Flying Squirrel Poaching Ring Broken up by Florida Wildlife Investigators
A flying squirrel in Florida. Despite their name, flying squirrels do not actually fly, but rather glide between trees. Danita Delimont / Gallo Images / Getty Images Plus

In January of 2019, a concerned citizen in Marion County, Florida noticed something strange: Someone was trapping flying squirrels.

The anonymous tipster notified the Florida Fish and Wildlife Conservation Commission (FWC), launching a 19-month investigation that uncovered an elaborate flying-squirrel trafficking operation in which up to 3,600 of the protected animals were captured and sold as part of the international illegal wildlife trade.

"Wildlife conservation laws protect Florida's precious natural resources from abuse," the investigation's section leader Maj. Grant Burton said in an FWC press release Monday. "The concerned citizen who initially reported this activity started an investigation that uncovered a major smuggling operation. These poachers could have severely damaged Florida's wildlife populations."

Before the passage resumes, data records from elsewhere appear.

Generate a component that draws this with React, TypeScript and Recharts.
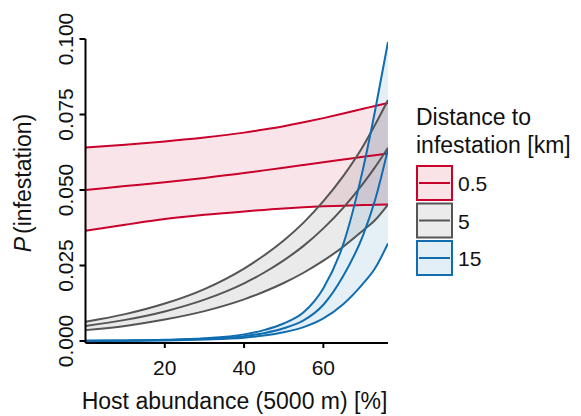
import React from 'react'
import { ComposedChart, Area, Line, XAxis, YAxis, Legend, Label } from 'recharts'

// host abundance (5000 m) [%] sampled along the x axis
const hostAbundance = [0, 10, 20, 30, 40, 45, 50, 55, 60, 65, 70, 73, 76.3]

// distance 0.5 km
const redMid = [0.05, 0.0513, 0.0526, 0.054, 0.0556, 0.0565, 0.0574, 0.0583, 0.0592, 0.0601, 0.061, 0.0615, 0.0621]
const redLo = [0.0365, 0.0385, 0.0404, 0.0418, 0.0429, 0.0434, 0.0439, 0.0443, 0.0446, 0.0448, 0.045, 0.0451, 0.0452]
const redHi = [0.0641, 0.065, 0.0661, 0.0674, 0.069, 0.07, 0.0711, 0.0724, 0.0738, 0.0753, 0.0769, 0.0778, 0.0788]

// distance 5 km
const grayMid = [0.005, 0.007, 0.0098, 0.0137, 0.0191, 0.0226, 0.0267, 0.0315, 0.0373, 0.0441, 0.0521, 0.0575, 0.064]
const grayLo = [0.0036, 0.005, 0.0071, 0.0099, 0.0138, 0.0163, 0.0192, 0.0226, 0.0266, 0.0312, 0.0366, 0.04, 0.0452]
const grayHi = [0.0064, 0.0089, 0.0124, 0.0172, 0.024, 0.0283, 0.0333, 0.0392, 0.0463, 0.0546, 0.0645, 0.0715, 0.0798]

// distance 15 km
const blueMid = [0.0001, 0.0001, 0.0003, 0.0007, 0.0016, 0.0026, 0.0042, 0.0068, 0.012, 0.0215, 0.035, 0.0465, 0.0635]
const blueLo = [0.0, 0.0001, 0.0002, 0.0005, 0.0011, 0.0018, 0.0029, 0.0046, 0.0075, 0.0122, 0.019, 0.024, 0.0323]
const blueHi = [0.0001, 0.0002, 0.0004, 0.0009, 0.0022, 0.0036, 0.0058, 0.0095, 0.0175, 0.032, 0.057, 0.076, 0.099]

const xTicks = [20, 40, 60]
const yTicks = [0, 0.025, 0.05, 0.075, 0.1]
const distanceLabels = ['0.5', '5', '15']

const groups = [
  { key: 'red', color: '#c9002b', swatch: '#f9e3e7', label: distanceLabels[0] },
  { key: 'gray', color: '#555555', swatch: '#ebebeb', label: distanceLabels[1] },
  { key: 'blue', color: '#0f6db0', swatch: '#e3eff7', label: distanceLabels[2] },
]

const rows = hostAbundance.map((x, i) => ({
  x,
  redBand: [redLo[i], redHi[i]], redMid: redMid[i], redLo: redLo[i], redHi: redHi[i],
  grayBand: [grayLo[i], grayHi[i]], grayMid: grayMid[i], grayLo: grayLo[i], grayHi: grayHi[i],
  blueBand: [blueLo[i], blueHi[i]], blueMid: blueMid[i], blueLo: blueLo[i], blueHi: blueHi[i],
}))

const FONT = "'Liberation Sans', Arial, sans-serif"

const XTick = ({ x, y, payload }: any) => (
  <text x={x} y={y + 25} textAnchor="middle" fontSize={21} fill="#111" fontFamily={FONT}>
    {payload.value}
  </text>
)

const YTick = ({ x, y, payload }: any) => (
  <text transform={`translate(${x},${y}) rotate(-90)`} textAnchor="middle" fontSize={21} fill="#111" fontFamily={FONT}>
    {Number(payload.value).toFixed(3)}
  </text>
)

const LegendBox = () => (
  <svg width={170} height={190} style={{ display: 'block' }}>
    <text x={7} y={30} fontSize={23} fill="#111" fontFamily={FONT}>Distance to</text>
    <text x={7} y={58} fontSize={23} fill="#111" fontFamily={FONT}>infestation [km]</text>
    {groups.map((g, i) => {
      const top = 71 + i * 37.5
      return (
        <g key={g.key}>
          <rect x={8} y={top} width={35} height={34} fill={g.swatch} stroke={g.color} strokeWidth={2} />
          <line x1={10} x2={41} y1={top + 17} y2={top + 17} stroke={g.color} strokeWidth={2} />
          <text x={49} y={top + 25} fontSize={21} fill="#111" fontFamily={FONT}>{g.label}</text>
        </g>
      )
    })}
  </svg>
)

export default function App() {
  return (
    <div style={{ position: 'absolute', left: 0, top: 0, width: 581, height: 416, background: '#fff', fontFamily: FONT }}>
      <ComposedChart width={581} height={416} data={rows} margin={{ top: 39, right: 193, bottom: 0, left: 0 }}>
        <XAxis dataKey="x" type="number" domain={[0, 76.3]} ticks={xTicks} height={73}
          axisLine={{ stroke: '#000', strokeWidth: 2 }} tickLine={{ stroke: '#000', strokeWidth: 2 }} tickSize={5}
          tick={<XTick />} allowDataOverflow>
          <Label content={() => (
            <text x={234.5} y={409} textAnchor="middle" fontSize={23} fill="#111" fontFamily={FONT}>
              Host abundance (5000 m) [%]
            </text>
          )} />
        </XAxis>
        <XAxis xAxisId="top" dataKey="x" type="number" domain={[0, 76.3]} orientation="top" height={0}
          tick={false} tickLine={false} axisLine={{ stroke: '#222', strokeWidth: 1.5 }} />
        <YAxis type="number" domain={[-0.00066, 0.1]} ticks={yTicks} width={85.5}
          axisLine={{ stroke: '#000', strokeWidth: 2 }} tickLine={{ stroke: '#000', strokeWidth: 2 }} tickSize={6} tickMargin={7}
          tick={<YTick />} allowDataOverflow interval={0}>
          <Label content={() => (
            <text transform="translate(31,183) rotate(-90)" textAnchor="middle" fontSize={23} fill="#111" fontFamily={FONT}>
              <tspan fontStyle="italic">P</tspan><tspan dx={3}>(infestation)</tspan>
            </text>
          )} />
        </YAxis>
        <YAxis yAxisId="right" type="number" domain={[-0.00066, 0.1]} orientation="right" width={0}
          tick={false} tickLine={false} axisLine={{ stroke: '#000', strokeWidth: 2 }} />
        <Legend layout="vertical" align="center" verticalAlign="middle" content={<LegendBox />}
          wrapperStyle={{ left: 409, top: 95, width: 170, height: 190 }} />
        {groups.flatMap(g => [
          <Area key={g.key + 'Band'} dataKey={g.key + 'Band'} type="monotone" stroke="none"
            fill={g.color} fillOpacity={g.key === 'gray' ? 0.12 : g.key === 'red' ? 0.1 : 0.11}
            isAnimationActive={false} activeDot={false} legendType="none" />,
          ...['Hi', 'Mid', 'Lo'].map(s => (
            <Line key={g.key + s} dataKey={g.key + s} type="monotone" stroke={g.color} strokeWidth={2}
              dot={false} activeDot={false} isAnimationActive={false} legendType="none" />
          )),
        ])}
      </ComposedChart>
    </div>
  )
}
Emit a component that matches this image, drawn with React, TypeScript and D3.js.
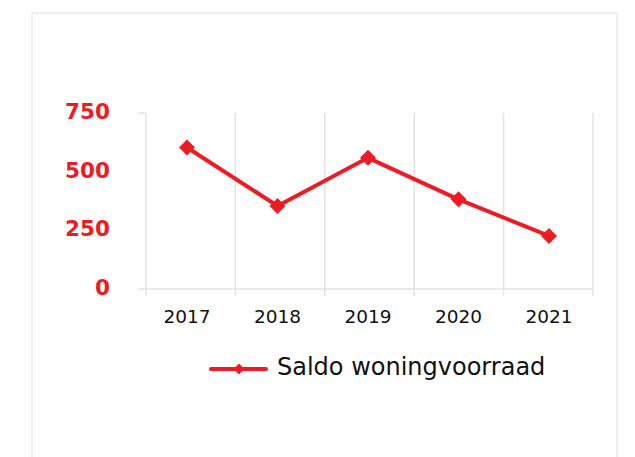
import React from "react";
import * as d3 from "d3";

const years = ["2017", "2018", "2019", "2020", "2021"];
const saldo = [603, 354, 559, 382, 226];
const yTicks = [0, 250, 500, 750];
const seriesName = "Saldo woningvoorraad";

const RED = "#ed1c24";
const GRID = "#e3e3e3";

export default function App() {
  const W = 635;
  const H = 457;
  const x0 = 146;
  const x1 = 593;
  const yTop = 113;
  const yBot = 289;

  const xBand = d3.scaleBand<string>().domain(years).range([x0, x1]).padding(0);
  const xPt = d3.scalePoint<string>().domain(years).range([187, 549]);
  const y = d3.scaleLinear().domain([0, 750]).range([yBot, yTop]);

  const line = d3
    .line<number>()
    .x((_, i) => xPt(years[i]) as number)
    .y((d) => y(d));

  const diamond = d3.symbol().type(d3.symbolSquare).size(128)() as string;
  const smallDiamond = d3.symbol().type(d3.symbolSquare).size(60)() as string;

  const gridXs = [...years.map((c) => xBand(c) as number), x1];

  return (
    <svg
      width={W}
      height={H}
      style={{ position: "absolute", left: 0, top: 0, background: "#fff" }}
    >
      <rect x={32} y={13} width={585} height={460} fill="#fff" stroke="#ebebeb" strokeWidth={1.5} />

      {/* vertical gridlines / axis */}
      {gridXs.map((gx, i) => (
        <line key={i} x1={gx} x2={gx} y1={yTop} y2={yBot + 7} stroke={GRID} strokeWidth={1.5} />
      ))}
      {/* top and bottom ticks */}
      <line x1={x0 - 8} x2={x0} y1={yTop} y2={yTop} stroke={GRID} strokeWidth={1.5} />
      <line x1={x0 - 8} x2={x1} y1={yBot} y2={yBot} stroke={GRID} strokeWidth={1.5} />

      {/* y labels */}
      {yTicks.map((t) => (
        <text
          key={t}
          x={110}
          y={y(t) + 6}
          textAnchor="end"
          fontFamily="DejaVu Sans"
          fontWeight="bold"
          fontSize={21.5}
          fill={RED}
        >
          {t}
        </text>
      ))}

      {/* x labels */}
      {years.map((c) => (
        <text
          key={c}
          x={xPt(c) as number}
          y={323}
          textAnchor="middle"
          fontFamily="DejaVu Sans"
          fontSize={18.5}
          fill="#111"
        >
          {c}
        </text>
      ))}

      {/* series */}
      <path d={line(saldo) as string} fill="none" stroke={RED} strokeWidth={4} strokeLinejoin="round" />
      {saldo.map((v, i) => (
        <path
          key={i}
          d={diamond}
          transform={`translate(${xPt(years[i])},${y(v)}) rotate(45)`}
          fill={RED}
        />
      ))}

      {/* legend */}
      <line x1={211} x2={266} y1={369} y2={369} stroke={RED} strokeWidth={4} strokeLinecap="round" />
      <path d={smallDiamond} transform={`translate(239,369) rotate(45)`} fill={RED} />
      <text x={277} y={375} fontFamily="DejaVu Sans" fontSize={24} fill="#111">
        {seriesName}
      </text>
    </svg>
  );
}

The investigation has so far uncovered seven suspects. Together, the group has racked up 25 felony charges including racketeering, money laundering and scheming to defraud.

"With the exception of one individual, all those involved have been arrested, so we felt it was the right time to highlight this case," FWC spokeswoman Shannon Knowles told the Miami Herald.

The arrests took place between April and August of this year and include four men from Florida and two men from Georgia. In addition to targeting flying squirrels, the Florida suspects also caught and sold protected freshwater turtles and alligators, FWC said.

All told, the poachers set at least 10,000 squirrel traps throughout central Florida over a three year period.

The operation worked roughly like this:

  1. Poachers set traps for squirrels in several Florida counties.
  2. The captured squirrels were sold to a wildlife dealer in Bushnell, Florida who laundered the wild squirrels through a licensed business that claimed they were bred in captivity.
  3. South Korean buyers would buy the squirrels from Bushnell and have them driven to Chicago.
  4. In Chicago, the squirrels' true origin was further concealed, and a wildlife exporter would send them to Asia without knowing they had been obtained illegally.
  5. When the operation grew larger, drivers from Georgia would help transport the squirrels from Florida to Chicago in rental cars.

The Bushnell wildlife dealer earned at least $213,800 in illegal proceeds, and the international retail value of the stolen squirrels will probably surpass $1 million, FWC estimated.

Despite their name, flying squirrels do not actually fly, the Miami Herald pointed out. Instead, they glide between trees. They are one of many small, exotic mammals that have become popular pets in South Korea and other parts of East Asia, University of Florida in Gainesville wildlife ecology and conservation associate professor Steve Johnson told The New York Times. They are also sometimes featured in cafes where patrons can interact with cute animals.

However, Johnson pointed out that flying squirrels were not well-suited to domestication.

"I don't see the point at having a gnawing, nocturnal rodent as a pet," he said.

In their natural habitat, however, they are an important meal for owls and rat snakes. Johnson thought their absence could have an impact on their predators, but also noted that they reproduced quickly and that their population would likely rebound now that the poachers have been apprehended.